American Airlines will reduce flights into San Juan from 38 daily flights to 18 daily flights, effective September 3, 2008. At that time, American will cease to offer nonstop, daily service to San Juan from Baltimore/Washington, Fort Lauderdale, Newark, Orlando, Los Angeles and Washington Dulles. The airline will continue to offer nonstop service to San Juan from Boston, Chicago, Dallas/Fort Worth, Miami, New York JFK, Philadelphia and Hartford. In the Caribbean, American will stop service to Antigua, St. Maarten and Santo Domingo from San Juan.

American Eagle will also reduce its Caribbean schedule from 55 to 33 daily departures out of San Juan on September 3, 2008. The regional carrier will eliminate daily flights from San Juan to Aruba as well as to Samana, Dominican Republic. Both destinations will continue to be served daily from Miami.
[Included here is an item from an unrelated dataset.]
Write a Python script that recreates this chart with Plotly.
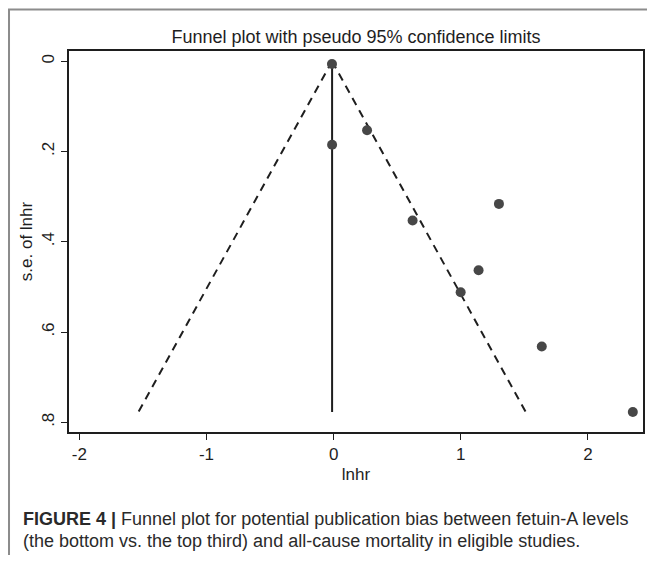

American Eagle will continue to serve San Juan with 33 daily flights to the following destinations: Anguilla; Antigua; Barbados; Bonaire; Canouan; Curacao; Dominica; Martinique; La Romana, Puerto Plata, Punta Cana, Santiago and Santo Domingo, Dominican Republic; Guadeloupe; Nevis; St. Croix; St. Kitts; St. Lucia; St. Marten; St. Thomas; Tortola; and Trinidad.

No cuts will be made in service between Miami and San Juan, and specific schedules will be published shortly, said Peter Bowler. American Eagle’s CEO. In addition, American Eagle, the regional carrier for American Airlines, also plans to move some of its 66-seat Super ATR-72 turboprops to Dallas and will ground its fleet of 34-seat Saab 340s.